Given exercise – Copy out each line in the material below that has the word "diagram".

Records for processing –
____
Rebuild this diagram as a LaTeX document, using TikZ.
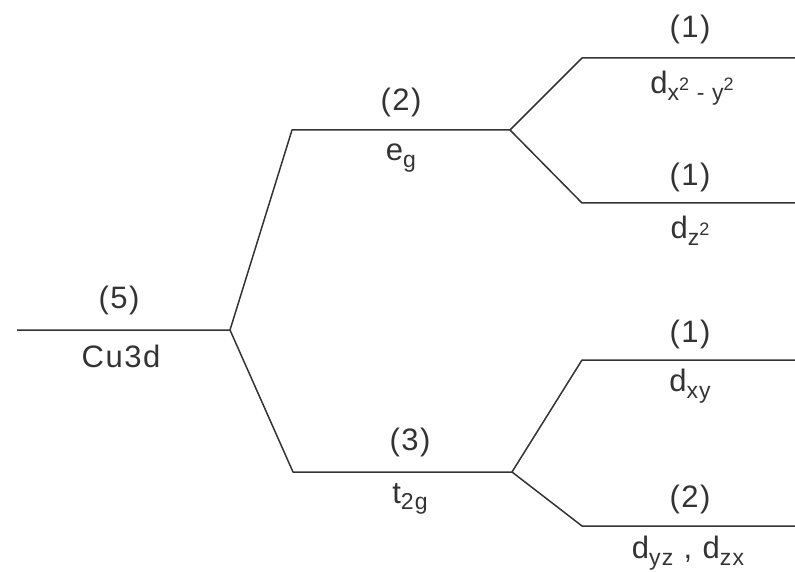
____
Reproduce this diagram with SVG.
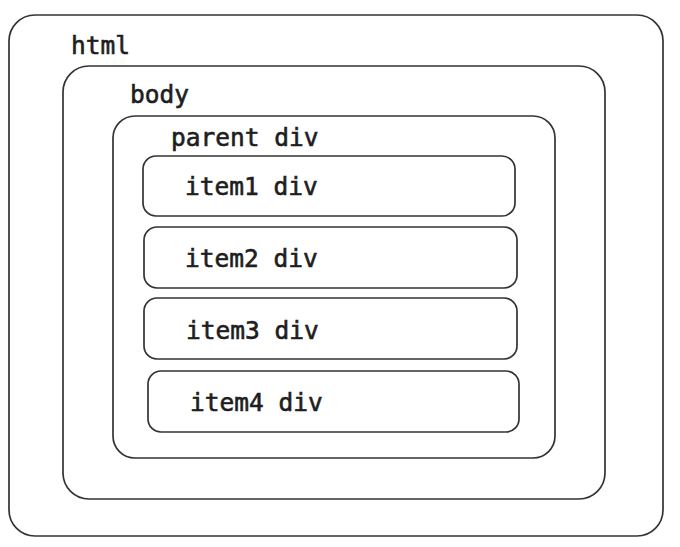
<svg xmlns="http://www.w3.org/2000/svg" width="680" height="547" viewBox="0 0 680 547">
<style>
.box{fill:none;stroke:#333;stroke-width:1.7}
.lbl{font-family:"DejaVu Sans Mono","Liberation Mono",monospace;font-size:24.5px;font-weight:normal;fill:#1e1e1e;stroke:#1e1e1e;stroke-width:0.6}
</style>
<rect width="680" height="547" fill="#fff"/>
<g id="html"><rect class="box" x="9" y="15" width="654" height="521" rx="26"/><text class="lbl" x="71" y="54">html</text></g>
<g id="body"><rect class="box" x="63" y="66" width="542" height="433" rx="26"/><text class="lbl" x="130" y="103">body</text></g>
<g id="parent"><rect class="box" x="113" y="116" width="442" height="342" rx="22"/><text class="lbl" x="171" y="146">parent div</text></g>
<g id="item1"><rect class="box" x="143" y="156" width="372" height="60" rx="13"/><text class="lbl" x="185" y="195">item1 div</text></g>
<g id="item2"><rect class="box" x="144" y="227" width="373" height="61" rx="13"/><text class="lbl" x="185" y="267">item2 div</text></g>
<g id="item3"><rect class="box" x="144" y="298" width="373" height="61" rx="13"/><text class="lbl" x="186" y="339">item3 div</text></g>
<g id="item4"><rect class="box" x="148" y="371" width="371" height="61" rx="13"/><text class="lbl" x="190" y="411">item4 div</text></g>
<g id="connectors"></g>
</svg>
____
Answer below –
Rebuild this diagram as a LaTeX document, using TikZ.
Reproduce this diagram with SVG.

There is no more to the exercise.